Sundance-goers who were impressed with last year’s documentary “The Great Hack” may want to expand that experience by taking in this year’s New Frontier exploration of the same theme, “Persuasion Machines.” The piece, one of the exhibitions at The Ray Theatre, invites participants into a modern-day living room equipped with smart devices where all the data streams are suddenly visible. 

In the New Frontier film “Sandlines, the Story of History” by Francis Alys, children play the roles of key characters in their country’s tumultuous history.
Courtesy of Sundance Institute | Photo by Francis Alys

Frilot said she met the filmmakers, Karim Amer and Jehane Noujaim, at last year’s festival and they were interested in finding new ways to sound the alarm about big data. 

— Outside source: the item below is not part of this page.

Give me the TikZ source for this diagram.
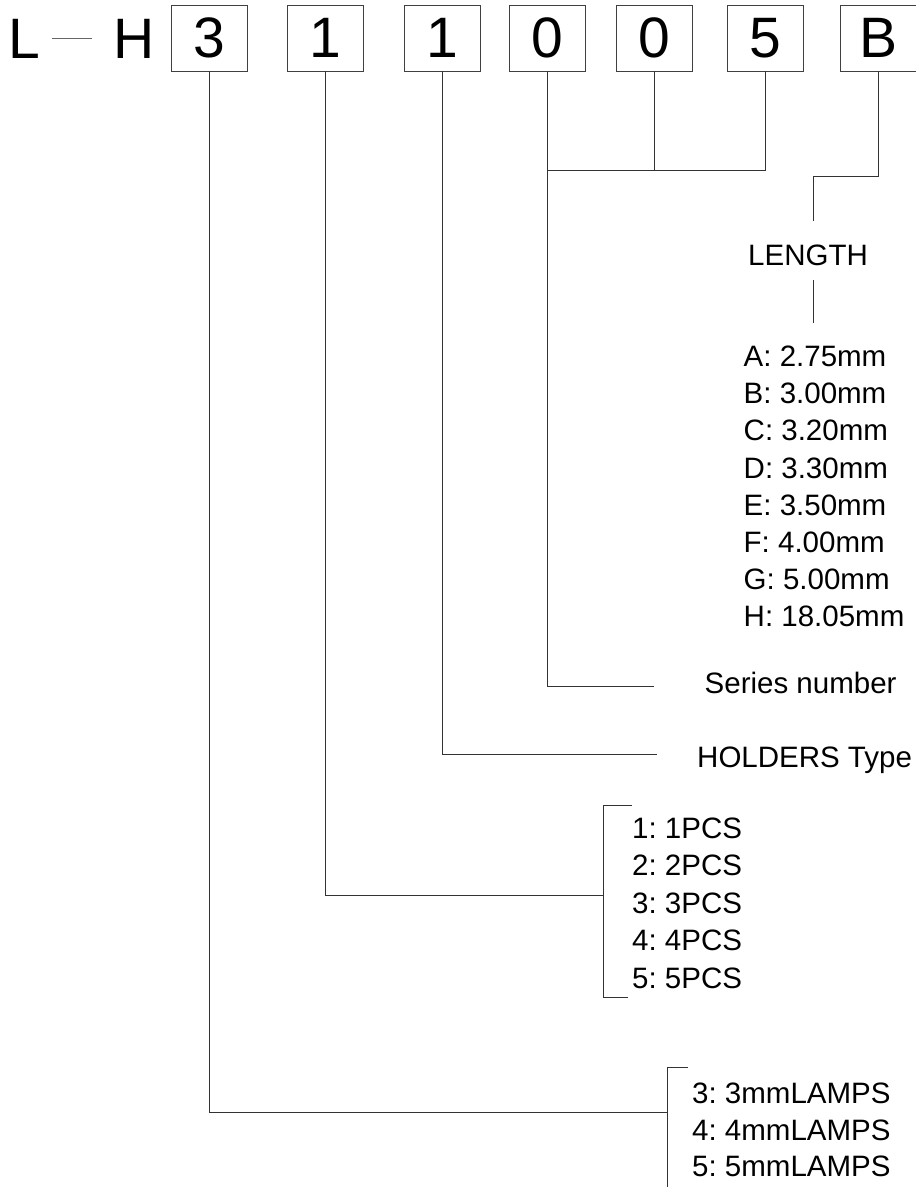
\documentclass[tikz,border=0pt]{standalone}
\usepackage{fontspec}
\setmainfont{Liberation Sans}
\frenchspacing
\begin{document}
\begin{tikzpicture}[x=1pt,y=-1pt,
  digitbox/.style={draw=black!75, line width=0.9pt, minimum width=76pt, minimum height=66pt, inner sep=0pt, font=\fontsize{57}{57}\selectfont},
  big/.style={anchor=base west, inner sep=0pt, font=\fontsize{57}{57}\selectfont},
  wire/.style={draw=black!80, line width=0.9pt},
  lbl/.style={anchor=base west, inner sep=0pt, font=\fontsize{29.5}{37}\selectfont\frenchspacing}]
\useasboundingbox (0,0) rectangle (916,1187);
\fill[white] (0,0) rectangle (916,1187);

% head letters
\node[big] (L) at (8,58) {L};
\node[big] (H) at (113.5,58) {H};
\draw[wire, draw=black!60] ([xshift=12pt]L.east) -- ([xshift=-22pt]H.west);

% digit boxes
\node[digitbox] (d1) at (209,38) {3};
\node[digitbox] (d2) at (325,38) {1};
\node[digitbox] (d3) at (442,38) {1};
\node[digitbox] (d4) at (547.5,38) {0};
\node[digitbox] (d5) at (654,38) {0};
\node[digitbox] (d6) at (765,38) {5};
\node[digitbox] (d7) at (878.5,38) {B};

% labels
\node[lbl] (len) at (748,265) {LENGTH};
\foreach \t [count=\i from 0] in {A: 2.75mm,B: 3.00mm,C: 3.20mm,D: 3.30mm,E: 3.50mm,F: 4.00mm,G: 5.00mm,H: 18.05mm}
  \node[lbl] (len\i) at (743.5,366.7+37.1*\i) {\t};
\node[lbl] (ser) at (704.5,693) {Series number};
\node[lbl] (hol) at (697,767) {HOLDERS Type};
\foreach \t [count=\i from 0] in {1: 1PCS,2: 2PCS,3: 3PCS,4: 4PCS,5: 5PCS}
  \node[lbl] (pcs\i) at (632,838+37.5*\i) {\t};
\foreach \t [count=\i from 0] in {3: 3mmLAMPS,4: 4mmLAMPS,5: 5mmLAMPS}
  \node[lbl] (lamp\i) at (692,1103.3+36.7*\i) {\t};

% connector coordinates
\coordinate (joinY) at (0,170);
\coordinate (bKnee) at (813,176);
\coordinate (bEnd) at (813,221);
\coordinate (lenA) at (813,280);
\coordinate (lenB) at (813,323);
\coordinate (serJ) at (654,686);
\coordinate (holJ) at (657,754);
\coordinate (pcsTop) at (632,805);
\coordinate (pcsBot) at (603,997);
\coordinate (pcsEnd) at (628,997);
\coordinate (pcsJ) at (603,895);
\coordinate (lampTop) at (688,1067);
\coordinate (lampBot) at (667,1187);
\coordinate (lampJ) at (667,1112);

% connectors
\draw[wire] (d4.south |- joinY) -| (d6.south);
\draw[wire] (d5.south) -- (d5.south |- joinY);
\draw[wire] (d4.south) |- (serJ);
\draw[wire] (d7.south) |- (bKnee) -- (bEnd);
\draw[wire] (lenA) -- (lenB);
\draw[wire] (d3.south) |- (holJ);
\draw[wire] (d2.south) |- (pcsJ);
\draw[wire] (pcsTop) -| (pcsBot) -- (pcsEnd);
\draw[wire] (d1.south) |- (lampJ);
\draw[wire] (lampTop) -| (lampBot);
\end{tikzpicture}
\end{document}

“They wanted to find deeper ways to visualize something that is so invisible,” she said. “You put on a VR headset and you walk into a living room and you see the data flowing in the way your Alexa sees it, or the way your cellphone sees it, or your computer or your Nest — all these smart machines. It is very exciting.”

She added the piece dovetails well with other Sundance selections that deal with concerns about new technologies like artificial intelligence and facial recognition including “Coded Bias,” screening in the U.S. Documentary Competition and “The Social Dilemma,” in the Documentary Premieres section.

“It is going to be a big year around big data,” she said.

The ethics surrounding new technology is also tackled in the innovative New Frontier piece “Chomsky vs. Chomsky: First Encounter,” in which artist Sandra Rodriguez has cobbled together archival footage of Noam Chomsky’s musings about the future impacts of artificial intelligence. The catalog describes it as an engagement with an AI digital entity under construction.

Frilot believes people are rightfully worried about how some of these technologies will affect their privacy and other aspects of their lives, but she is hopeful that artists can help confront those conflicts.

“AI has a rap in society today, mostly because of films like “The Terminator,” that it is used by machines that know everything, they are after you and they will defeat humanity,” she said. “But from personal experience working with artists who are engaging with AI, I am learning that it draws from the human archive, so it’s got our DNA in the form of data, of course. So it is important to keep a human connection with these powerful technologies. They are still a part of us and we are part of them, and if we let go of that tie they will indeed be used against us.

And that is what keeps Frilot on the hunt along technology’s New Frontier. In addition to the sheer delight of experiencing tantalizing new visuals, Frilot relishes supporting artists who are experimenting with new technology and, as importantly, connecting those artists with audiences at Sundance.

“That is why I am excited about getting involved with artists,” she said, “because when artists are involved, these algorithms, these values around technology, shift to more humanist values.”

Correction: A previous version of this article misstated the number of films being screened during Sundance.